In de jaren 1930 toen de toren sterk naar het westen ging overhellen werden paalfunderingen gestoken onder begeleiding van kanunnik Lemaire en architect Vandendael.
Begin jaren 1970 waren er serieuze plannen vanwege de diocesane overheid om de kerk, die op dat moment buiten dienst en dus slecht onderhouden was, te desaffecteren en volledig af te breken. De sloping werd uiteindelijk verhinderd door het advies van de Koninklijke Commissie voor Monumenten en Landschappen (2 juli 1971) die oordeelde dat het laatgotische koor omwille van zijn archeologische waarde diende bewaard en de hele kerk omwille van haar waarde als dorpsgezicht.

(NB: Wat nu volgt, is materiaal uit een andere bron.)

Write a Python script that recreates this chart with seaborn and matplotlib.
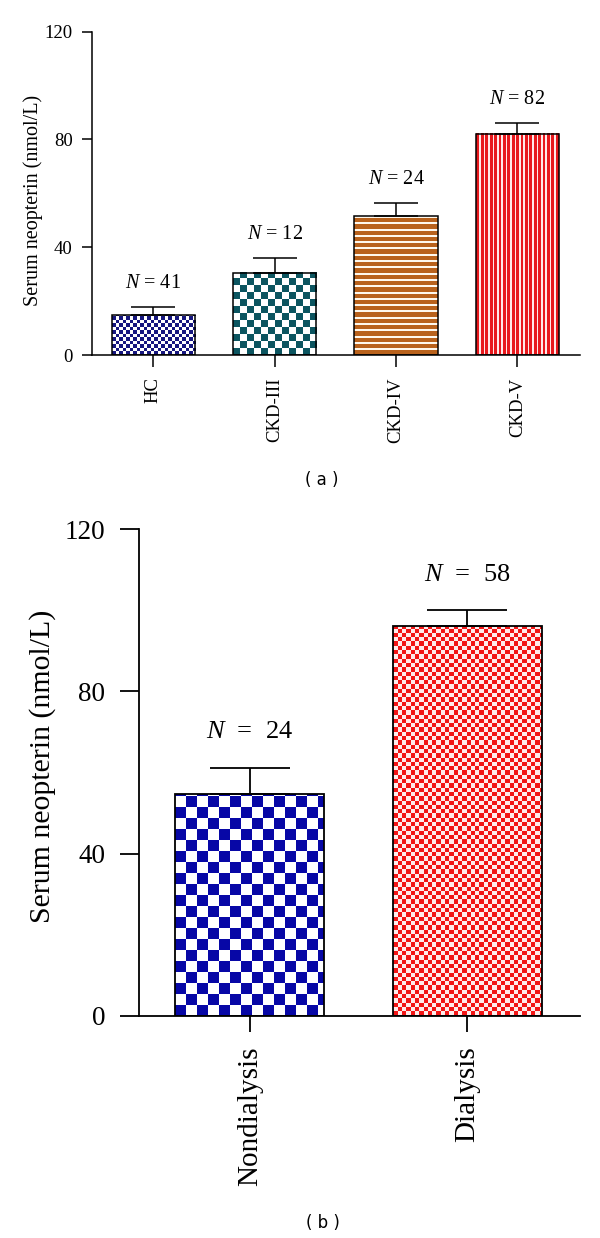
import numpy as np
import matplotlib
matplotlib.use("Agg")
import matplotlib.pyplot as plt
import seaborn as sns

# Panel (a): serum neopterin by CKD stage (mean + SEM)
groups_a = ["HC", "CKD-III", "CKD-IV", "CKD-V"]
means_a = [14.8, 30.6, 51.5, 82.2]
sem_a = [3.1, 5.4, 4.8, 4.0]
n_a = [41, 12, 24, 82]

# Panel (b): nondialysis vs dialysis (mean + SEM)
groups_b = ["Nondialysis", "Dialysis"]
means_b = [54.6, 96.1]
sem_b = [6.6, 3.9]
n_b = [24, 58]

yticks = [0, 40, 80, 120]

# fill textures per bar: (kind, colour, light colour, cell/period in px)
tex_a = [("check", "#16167f", "#ffffff", 3.5),
         ("check", "#0c5560", "#ffffff", 7.0),
         ("hstripe", "#b9621c", "#fff8ec", 6.3),
         ("vstripe", "#e8181c", "#ffe8e8", 4.4)]
tex_b = [("check", "#0707a6", "#ffffff", 11.0),
         ("check", "#f21616", "#ffecec", 4.3)]

sns.set_style("ticks")
plt.rcParams["font.family"] = ["Liberation Serif", "DejaVu Serif"]
plt.rcParams["mathtext.fontset"] = "custom"
plt.rcParams["mathtext.it"] = "Liberation Serif:italic"
plt.rcParams["mathtext.rm"] = "Liberation Serif"
plt.rcParams["text.color"] = "black"
plt.rcParams["axes.labelcolor"] = "black"
plt.rcParams["xtick.color"] = "black"
plt.rcParams["ytick.color"] = "black"
plt.rcParams["axes.edgecolor"] = "black"

W, H = 600, 1238
fig = plt.figure(figsize=(W / 100, H / 100), dpi=100)


def axes_px(left, right, top, bottom):
    # pixel box -> figure fraction
    return [left / W, 1 - bottom / H, (right - left) / W, (bottom - top) / H]


def texture(kind, c1, c2, cell, w, h):
    xs = np.arange(int(np.ceil(w)))[None, :]
    ys = np.arange(int(np.ceil(h)))[:, None]
    if kind == "check":
        mask = ((xs // cell + ys // cell) % 2) == 0
    elif kind == "hstripe":
        mask = (ys % cell) < 0.68 * cell + 0 * xs
    else:
        mask = (xs % cell) < 0.66 * cell + 0 * ys
    a = np.array(matplotlib.colors.to_rgb(c1))
    b = np.array(matplotlib.colors.to_rgb(c2))
    return np.where(mask[..., None], a, b)


def panel(ax, groups, means, sem, ns, tex, fs, xlim, cap, ticklen, pad, lw):
    sns.barplot(x=groups, y=means, ax=ax, color="white", width=0.685,
                edgecolor="black", linewidth=lw, errorbar=None)
    # one-sided (upper) SEM bars
    ax.errorbar(range(len(groups)), means, yerr=[np.zeros(len(sem)), sem],
                fmt="none", ecolor="black", elinewidth=lw, capsize=cap,
                capthick=lw, zorder=5)
    ax.set_xlim(*xlim)
    ax.set_ylim(0, 120)
    ax.set_yticks(yticks)
    ax.set_xlabel("")
    ax.set_ylabel("Serum neopterin (nmol/L)", fontsize=fs["ylab"])
    ax.tick_params(axis="y", labelsize=fs["ytick"], length=ticklen[0],
                   width=lw, pad=pad[0])
    ax.tick_params(axis="x", labelsize=fs["xtick"], length=ticklen[1],
                   width=lw, pad=pad[1], labelrotation=90)
    for sp in ["top", "right"]:
        ax.spines[sp].set_visible(False)
    for sp in ["left", "bottom"]:
        ax.spines[sp].set_linewidth(lw)
    ax.spines["left"].set_bounds(0, 120)
    for i, (m, s, n) in enumerate(zip(means, sem, ns)):
        ax.text(i, m + s + 8.7, f"$N${fs['gap']}={fs['gap']}{n}",
                ha="center", va="center", fontsize=fs["n"])

    # textured fills, clipped to each bar
    fig.canvas.draw()
    for p, (kind, c1, c2, cell) in zip(list(ax.patches), tex):
        bb = p.get_window_extent()
        x0, y0 = p.get_x(), p.get_y()
        img = texture(kind, c1, c2, cell, bb.width, bb.height)
        ax.imshow(img, extent=(x0, x0 + p.get_width(), y0, y0 + p.get_height()),
                  origin="lower", interpolation="nearest", aspect="auto",
                  zorder=1, clip_path=p, clip_on=True)
        p.set_facecolor("none")
        p.set_zorder(3)
    ax.set_xlim(*xlim)
    ax.set_ylim(0, 120)


ax_a = fig.add_axes(axes_px(91.7, 580, 31.7, 355))
panel(ax_a, groups_a, means_a, sem_a, n_a, tex_a,
      {"ylab": 14.5, "ytick": 13.5, "xtick": 13.5, "n": 14.5, "gap": " "},
      (-0.509, 3.517), 16, (7.2, 8.6), (6.5, 7.5), 1.1)
ax_a.yaxis.set_label_coords(-0.100, 0.477)

ax_b = fig.add_axes(axes_px(139.3, 580, 529.3, 1015.7))
panel(ax_b, groups_b, means_b, sem_b, n_b, tex_b,
      {"ylab": 21.5, "ytick": 19.5, "xtick": 21.0, "n": 19, "gap": "  "},
      (-0.509, 1.519), 29, (13.7, 11.5), (10.8, 10.5), 1.3)
ax_b.yaxis.set_label_coords(-0.190, 0.513)

fig.text(321.7 / W, 1 - 480 / H, "( a )", ha="center", va="center",
         family="DejaVu Sans", fontsize=12)
fig.text(323 / W, 1 - 1223 / H, "( b )", ha="center", va="center",
         family="DejaVu Sans", fontsize=12)

fig.savefig("out.png", dpi=100, facecolor="white")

De Sint-Germanuskerk met koor gericht naar de hoofdstraat, is ingeplant op een heuvel te midden van een ommuurd kerkhof, bereikbaar via een trappartij aan oost- en westzijde. Deze relatief bescheiden parochiekerk, opgetrokken in bak- en natuursteen met natuurleien bedaking, bestaat uit een twee traveeën diep, driezijdig gesloten koor omringd met drie sacristieën en een driebeukig schip van vijf traveeën voorafgegaan door een westtoren. Het circa 1600 te dateren laatgotische koor met holrond bepleisterde kroonlijst, kwartsieten plint en een drukke ritmering met speklagen (kwartsiet en zandhoudende kalksteen) wordt verticaal gearticuleerd door steunberen met dubbele versnijding en vier spitsboogvensters (verwijderd maaswerk) met negblokomlijsting. Ter hoogte van de sacristieën zijn de oorspronkelijke vensters dichtgemetseld. Het bakstenen parement toont sporen van een rode afwerkingslaag.

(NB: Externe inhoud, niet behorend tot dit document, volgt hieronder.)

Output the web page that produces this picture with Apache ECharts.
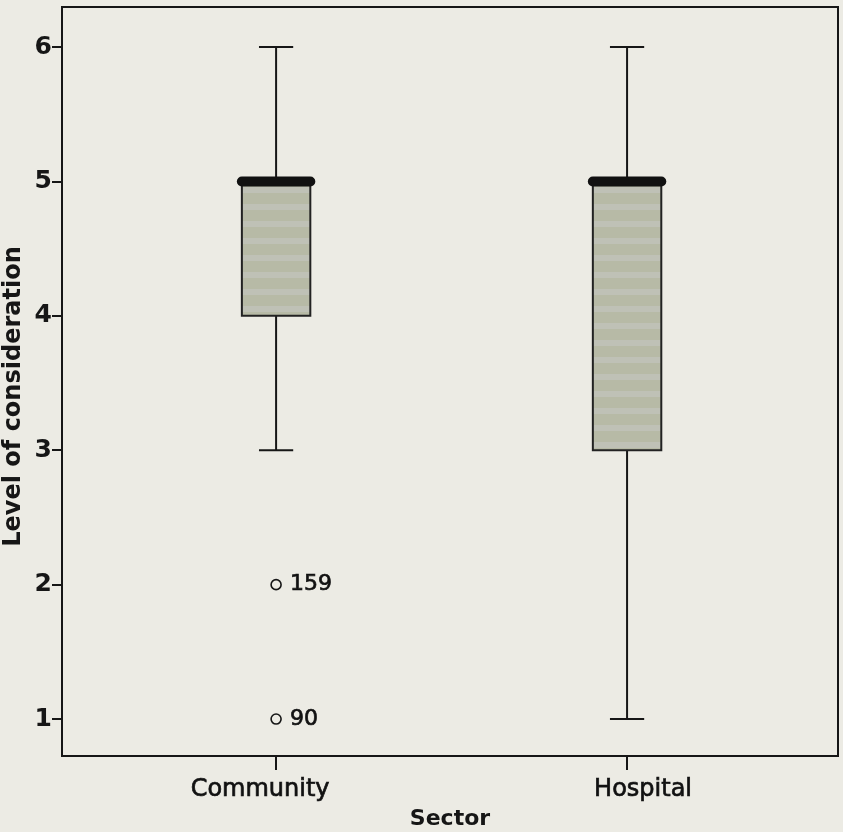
<!DOCTYPE html>
<html>
<head>
<meta charset="utf-8">
<title>Level of consideration by sector</title>
<script src="https://cdn.jsdelivr.net/npm/echarts@6/dist/echarts.min.js"></script>
<style>
  html, body { margin: 0; padding: 0; background: #ecebe4; }
  #chart { width: 843px; height: 832px; }
</style>
</head>
<body>
<div id="chart"></div>
<script>
// Sectors and their positions on the horizontal axis
const categories = ['Community', 'Hospital'];
const categoryPositions = [1, 2];

// Box statistics per sector: [lower whisker, Q1, median, Q3, upper whisker]
const lowerWhisker = [3, 1];
const quartile1 = [4, 3];
const medians = [5, 5];
const quartile3 = [5, 5];
const upperWhisker = [6, 6];

// Outlying cases: sector position, value, case number
const outlierPositions = [1, 1];
const outlierValues = [2, 1];
const outlierCases = ['159', '90'];

// Vertical axis ticks
const yTicks = [1, 2, 3, 4, 5, 6];

const ink = '#161616';
const fontFamily = '"DejaVu Sans", sans-serif';
// slightly heavier regular text
const heavy = { textBorderColor: '#161616', textBorderWidth: 0.7 };

// Faint halftone-like striped fill for the boxes
function stripedFill() {
  const c = document.createElement('canvas');
  c.width = 4; c.height = 17;
  const g = c.getContext('2d');
  g.fillStyle = '#b7baa6';
  g.fillRect(0, 0, 4, 17);
  g.fillStyle = '#bfc1b6';
  g.fillRect(0, 0, 4, 6);
  return { image: c, repeat: 'repeat' };
}
const boxFill = stripedFill();

const boxData = categoryPositions.map((x, i) => [
  x, lowerWhisker[i], quartile1[i], medians[i], quartile3[i], upperWhisker[i]
]);
const outlierData = outlierPositions.map((x, i) => [x, outlierValues[i]]);

function renderBox(params, api) {
  const x = api.value(0);
  const pLow = api.coord([x, api.value(1)]);
  const pQ1 = api.coord([x, api.value(2)]);
  const pMed = api.coord([x, api.value(3)]);
  const pQ3 = api.coord([x, api.value(4)]);
  const pHigh = api.coord([x, api.value(5)]);
  const unit = api.size([1, 0])[0];
  const boxW = unit * 0.195;
  const capW = boxW * 0.5;
  const cx = pMed[0];
  const line = (x1, y1, x2, y2, w) => ({
    type: 'line',
    shape: { x1, y1, x2, y2 },
    style: { stroke: ink, lineWidth: w, lineCap: 'butt' }
  });
  return {
    type: 'group',
    children: [
      line(cx, pQ3[1], cx, pHigh[1], 2),
      line(cx, pQ1[1], cx, pLow[1], 2),
      line(cx - capW / 2, pHigh[1], cx + capW / 2, pHigh[1], 2),
      line(cx - capW / 2, pLow[1], cx + capW / 2, pLow[1], 2),
      {
        type: 'rect',
        shape: { x: cx - boxW / 2, y: pQ3[1], width: boxW, height: pQ1[1] - pQ3[1] },
        style: { fill: boxFill, stroke: '#222', lineWidth: 2 }
      },
      {
        type: 'line',
        shape: { x1: cx - boxW / 2, y1: pMed[1], x2: cx + boxW / 2, y2: pMed[1] },
        style: { stroke: '#111', lineWidth: 10, lineCap: 'round' }
      }
    ]
  };
}

const chart = echarts.init(document.getElementById('chart'), null, { renderer: 'canvas' });

chart.setOption({
  backgroundColor: '#ecebe4',
  animation: false,
  grid: {
    left: 62, right: 5, top: 7, bottom: 76,
    outerBoundsMode: 'none',
    containLabel: false,
    show: true, borderColor: ink, borderWidth: 2, backgroundColor: 'transparent'
  },
  xAxis: {
    type: 'value',
    min: 0.39, max: 2.601,
    name: 'Sector',
    nameLocation: 'middle',
    nameGap: 52,
    nameMoveOverlap: false,
    nameTextStyle: { fontFamily, fontSize: 22, fontWeight: 'bold', color: ink },
    axisLine: { show: true, lineStyle: { color: ink, width: 2 } },
    axisTick: { show: true, length: 14, customValues: categoryPositions, lineStyle: { color: ink, width: 2 } },
    axisLabel: {
      customValues: categoryPositions,
      margin: 22,
      formatter: v => {
        const i = categoryPositions.indexOf(v);
        return i === 0 ? '{left|' + categories[i] + '}' : '{right|' + categories[i] + '}';
      },
      rich: {
        left: Object.assign({ fontFamily, fontSize: 24, color: '#111', padding: [0, 32, 0, 0] }, heavy),
        right: Object.assign({ fontFamily, fontSize: 24, color: '#111', padding: [0, 0, 0, 32] }, heavy)
      }
    },
    splitLine: { show: false }
  },
  yAxis: {
    type: 'value',
    min: 0.725, max: 6.298,
    name: 'Level of consideration',
    nameLocation: 'middle',
    nameRotate: 90,
    nameGap: 36,
    nameMoveOverlap: false,
    nameTextStyle: { fontFamily, fontSize: 24, fontWeight: 'bold', color: ink, padding: [0, 30, 0, 0] },
    axisLine: { show: true, lineStyle: { color: ink, width: 2 } },
    axisTick: { show: true, length: 10, customValues: yTicks, lineStyle: { color: ink, width: 2 } },
    axisLabel: {
      customValues: yTicks,
      margin: 10,
      fontFamily, fontSize: 25, fontWeight: 'bold', color: ink
    },
    splitLine: { show: false }
  },
  series: [
    {
      type: 'custom',
      name: 'Level of consideration',
      data: boxData,
      encode: { x: 0, y: [1, 2, 3, 4, 5] },
      renderItem: renderBox,
      z: 2
    },
    {
      type: 'scatter',
      name: 'Outliers',
      data: outlierData,
      symbol: 'circle',
      symbolSize: 10,
      itemStyle: { color: 'transparent', borderColor: ink, borderWidth: 1.6, opacity: 1 },
      label: Object.assign({
        show: true,
        position: 'right',
        distance: 8,
        formatter: p => outlierCases[p.dataIndex],
        fontFamily, fontSize: 22, color: '#111'
      }, heavy),
      z: 3
    }
  ]
});
</script>
</body>
</html>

De oostsacristie met schilddak, natuurstenen plint en kroonlijst, een getralied rechthoekig venster met negblokomlijsting en een afvoergootje dateert vermoedelijk uit de 18de eeuw.

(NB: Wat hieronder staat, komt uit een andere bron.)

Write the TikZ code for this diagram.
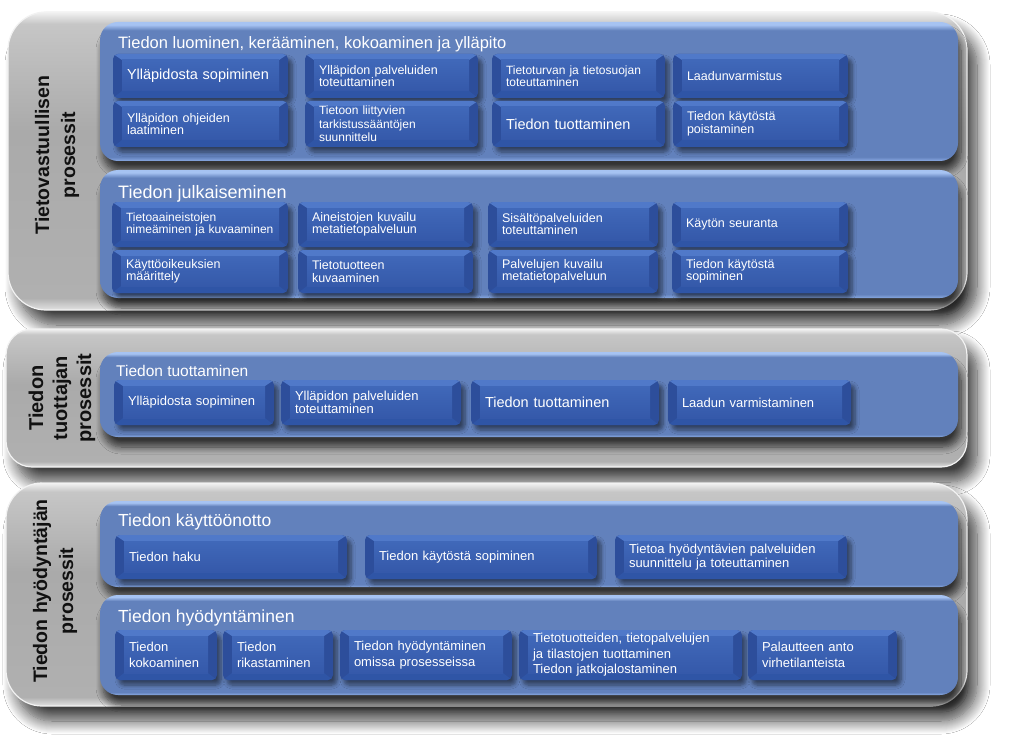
\documentclass[tikz,border=0pt]{standalone}
\usepackage{fontspec}
\setmainfont{Liberation Sans}
\usetikzlibrary{shadows.blur}

\definecolor{gpRim}{HTML}{F2F2F2}
\definecolor{gpTop}{HTML}{C6C6C6}
\definecolor{gpMid}{HTML}{AAAAAA}
\definecolor{gpLow}{HTML}{B0B0B0}
\definecolor{gpBot}{HTML}{E2E2E2}
\definecolor{spMid}{HTML}{6281BC}
\definecolor{spHi}{HTML}{A6C3F2}
\definecolor{spBot}{HTML}{8AAAE2}
\definecolor{bxTop}{HTML}{5079C9}
\definecolor{bxBot}{HTML}{2F55A6}
\definecolor{bxSide}{HTML}{2D4E9B}
\definecolor{bxFaceT}{HTML}{4068B9}
\definecolor{bxFaceB}{HTML}{3559AA}
\definecolor{lblText}{HTML}{111111}

\pgfdeclareverticalshading{graypanel}{100bp}{color(0bp)=(gpBot); color(25bp)=(gpBot); color(27bp)=(gpLow); color(55bp)=(gpMid); color(73bp)=(gpTop); color(75bp)=(gpRim); color(100bp)=(gpRim)}
\pgfdeclareverticalshading{bluepanel}{100bp}{color(0bp)=(spBot); color(25bp)=(spBot); color(26.5bp)=(spMid); color(72bp)=(spMid); color(74bp)=(spHi); color(75bp)=(spHi); color(100bp)=(spHi)}

\newcommand{\fsz}[2]{\fontsize{#1}{#2}\selectfont}
% \pcbox[options]{name}{left}{right}{ycenter}{height}{text}
\newcommand{\pcbox}[7][]{%
  \pgfmathsetmacro\pcbw{#4-#3}%
  \pgfmathsetmacro\pcbx{(#3+#4)/2}%
  \pgfmathsetmacro\pcbt{#4-#3-28}%
  \node[pbox, font=\fsz{12.5}{12.5}, #1, minimum width=\pcbw pt, minimum height=#6pt, text width=\pcbt pt] (#2) at (\pcbx,#5) {#7};%
}

\tikzset{
  gpanel/.style={shading=graypanel, draw=gpRim, line width=1.2pt,
    blur shadow={shadow xshift=10pt, shadow yshift=-15pt, shadow blur radius=13pt, shadow blur steps=14, shadow opacity=75}},
  spanel/.style={shading=bluepanel, rounded corners=18pt,
    blur shadow={shadow xshift=3pt, shadow yshift=-10pt, shadow blur radius=7pt, shadow blur steps=9, shadow opacity=70}},
  pbox/.style={rounded corners=5pt, fill=bxSide, text=white, align=left, inner xsep=14pt, inner ysep=1pt,
    blur shadow={shadow xshift=4pt, shadow yshift=-5pt, shadow blur radius=4pt, shadow blur steps=6, shadow opacity=50},
    path picture={
      \coordinate (q1) at (path picture bounding box.north west);
      \coordinate (q2) at (path picture bounding box.north east);
      \coordinate (q3) at (path picture bounding box.south east);
      \coordinate (q4) at (path picture bounding box.south west);
      \fill[bxTop, sharp corners] (q1) -- (q2) -- ([xshift=-9pt,yshift=-6pt]q2) -- ([xshift=9pt,yshift=-6pt]q1) -- cycle;
      \fill[bxBot, sharp corners] (q4) -- (q3) -- ([xshift=-9pt,yshift=7pt]q3) -- ([xshift=9pt,yshift=7pt]q4) -- cycle;
      \shade[sharp corners, top color=bxFaceT, bottom color=bxFaceB] ([xshift=9pt,yshift=-6pt]q1) rectangle ([xshift=-9pt,yshift=7pt]q3);
    }},
  ptitle/.style={anchor=west, inner sep=0pt, text=white},
  vlabel/.style={rotate=90, align=center, text=lblText, inner sep=0pt, font=\bfseries\fsz{19.5}{26}}
}

\begin{document}
\begin{tikzpicture}[x=1pt,y=-1pt]
\useasboundingbox[fill=white] (0,0) rectangle (1019,754);

% outer grey panels
\node[gpanel, rounded corners=38pt, minimum width=959pt, minimum height=298pt] (g1) at (487.5,161) {};
\node[gpanel, rounded corners=26pt, minimum width=961pt, minimum height=138pt] (g2) at (486.5,398) {};
\node[gpanel, rounded corners=36pt, minimum width=961pt, minimum height=223pt] (g3) at (486.5,594.5) {};

% blue sub panels
\node[spanel, minimum width=858pt, minimum height=139pt] (p1a) at (529,91.5) {};
\node[spanel, minimum width=858pt, minimum height=128pt] (p1b) at (529,234) {};
\node[spanel, minimum width=858pt, minimum height=85pt] (p2a) at (529,394.5) {};
\node[spanel, minimum width=858pt, minimum height=86pt] (p3a) at (529,544) {};
\node[spanel, minimum width=858pt, minimum height=100pt] (p3b) at (529,645) {};

% vertical labels
\node[vlabel] (l1) at (57,155) {Tietovastuullisen\\prosessit};
\node[vlabel, font=\bfseries\fsz{20}{24}] (l2) at (62,398) {Tiedon\\tuottajan\\prosessit};
\node[vlabel] (l3) at (55,591) {Tiedon hyödyntäjän\\prosessit};

% titles
\node[ptitle, font=\fsz{16.5}{18}] (t1a) at (118,44.5) {Tiedon luominen, kerääminen, kokoaminen ja ylläpito};
\node[ptitle, font=\fsz{18}{20}] (t1b) at (118,194) {Tiedon julkaiseminen};
\node[ptitle, font=\fsz{15.5}{18}] (t2a) at (116,371) {Tiedon tuottaminen};
\node[ptitle, font=\fsz{17.5}{20}] (t3a) at (118,522) {Tiedon käyttöönotto};
\node[ptitle, font=\fsz{17.5}{20}] (t3b) at (118,618) {Tiedon hyödyntäminen};

% panel 1a boxes
\pcbox[font=\fsz{14.5}{16}]{b11}{113}{288}{76}{44}{Ylläpidosta sopiminen}
\pcbox{b12}{305}{478}{76}{44}{Ylläpidon palveluiden\\toteuttaminen}
\pcbox[font=\fsz{12}{12}]{b13}{492}{665}{76}{44}{Tietoturvan ja tietosuojan\\toteuttaminen}
\pcbox{b14}{673}{848}{76}{44}{Laadunvarmistus}
\pcbox{b15}{113}{288}{124}{46}{Ylläpidon ohjeiden\\laatiminen}
\pcbox[font=\fsz{12}{13.5}]{b16}{305}{478}{124}{46}{Tietoon liittyvien\\tarkistussääntöjen\\suunnittelu}
\pcbox[font=\fsz{14.5}{16}]{b17}{492}{665}{124}{46}{Tiedon tuottaminen}
\pcbox{b18}{673}{848}{124}{46}{Tiedon käytöstä\\poistaminen}

% panel 1b boxes
\pcbox[font=\fsz{12}{11.5}]{b21}{112}{288}{224.5}{45}{Tietoaaineistojen\\nimeäminen ja kuvaaminen}
\pcbox[font=\fsz{12.5}{12}]{b22}{298}{473}{224.5}{45}{Aineistojen kuvailu\\metatietopalveluun}
\pcbox[font=\fsz{12.5}{12}]{b23}{488}{658}{224.5}{45}{Sisältöpalveluiden\\toteuttaminen}
\pcbox{b24}{672}{848}{224.5}{45}{Käytön seuranta}
\pcbox{b25}{112}{288}{271.5}{43}{Käyttöoikeuksien\\määrittely}
\pcbox{b26}{298}{473}{271.5}{43}{Tietotuotteen\\kuvaaminen}
\pcbox{b27}{488}{658}{271.5}{43}{Palvelujen kuvailu\\metatietopalveluun}
\pcbox{b28}{672}{848}{271.5}{43}{Tiedon käytöstä\\sopiminen}

% panel 2a boxes
\pcbox[font=\fsz{13}{13}]{b31}{114}{274}{402.5}{45}{Ylläpidosta sopiminen}
\pcbox[font=\fsz{13}{13}]{b32}{281}{461}{402.5}{45}{Ylläpidon palveluiden\\toteuttaminen}
\pcbox[font=\fsz{14.5}{16}]{b33}{471}{659}{402.5}{45}{Tiedon tuottaminen}
\pcbox[font=\fsz{13}{13}]{b34}{668}{851}{402.5}{45}{Laadun varmistaminen}

% panel 3a boxes
\pcbox[font=\fsz{13}{14}]{b41}{115}{347}{557}{44}{Tiedon haku}
\pcbox[font=\fsz{13}{14}]{b42}{365}{597}{557}{44}{Tiedon käytöstä sopiminen}
\pcbox[font=\fsz{13}{14}]{b43}{615}{847}{557}{44}{Tietoa hyödyntävien palveluiden\\suunnittelu ja toteuttaminen}

% panel 3b boxes
\pcbox[font=\fsz{13}{16}]{b51}{115}{217}{655}{50}{Tiedon\\kokoaminen}
\pcbox[font=\fsz{13}{16}]{b52}{223}{333}{655}{50}{Tiedon\\rikastaminen}
\pcbox[font=\fsz{13}{16}]{b53}{340}{512}{655}{50}{Tiedon hyödyntäminen\\omissa prosesseissa}
\pcbox[font=\fsz{13}{15.5}, inner ysep=0pt]{b54}{519}{742}{655}{50}{Tietotuotteiden, tietopalvelujen\\ja tilastojen tuottaminen\\Tiedon jatkojalostaminen}
\pcbox[font=\fsz{13}{16}]{b55}{748}{897}{655}{50}{Palautteen anto\\virhetilanteista}
\end{tikzpicture}
\end{document}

De 19de-eeuwse sacristieën met zadeldak zijn aan de zijkant opengewerkt met een rechthoekig getralied tweelichtvenster en op een (gerecupereerde?) deuromlijsting na identiek van opbouw.
Het driebeukig schip, met identieke nokhoogte als het koor, is afgedekt met één doorlopend, licht geknikt zadeldak rustend op eenvoudige, houten modillons. Een sobere neogotische traveegeleding met steunberen en spitsboogvensters in een vlakke omlijsting maskeert de oudere kern. De in 1874 toegevoegde travee is aan de westzijde afgewerkt met aandaken en schouderstukken en voorzien van een spitsboogvenster. Het contrast tussen deze louter functioneel aangepaste beuk en de formeel en decoratief veel rijker uitgewerkte westtoren is opvallend. Deze telt vier, door druiplijsten gemarkeerde niveaus met onderaan een met spitsboogopeningen opengewerkt (momenteel deels gedicht) portaal. De bovenliggende niveaus tonen opeenvolgend een smal hoog spitsboogvenster, twee lichtspleten en een gekoppeld rondboogvenster dat als galmgat fungeert. Opvallend is niet alleen het royale gebruik van natuursteen maar ook het typische silhouet met een door overhoekse steunberen met driedubbele versnijding benadrukte, forse onderbouw, een vanaf de klokkenverdieping verjongende bovenbouw waarbij het geheel wordt bekroond met een ranke, ingesnoerde torenspits.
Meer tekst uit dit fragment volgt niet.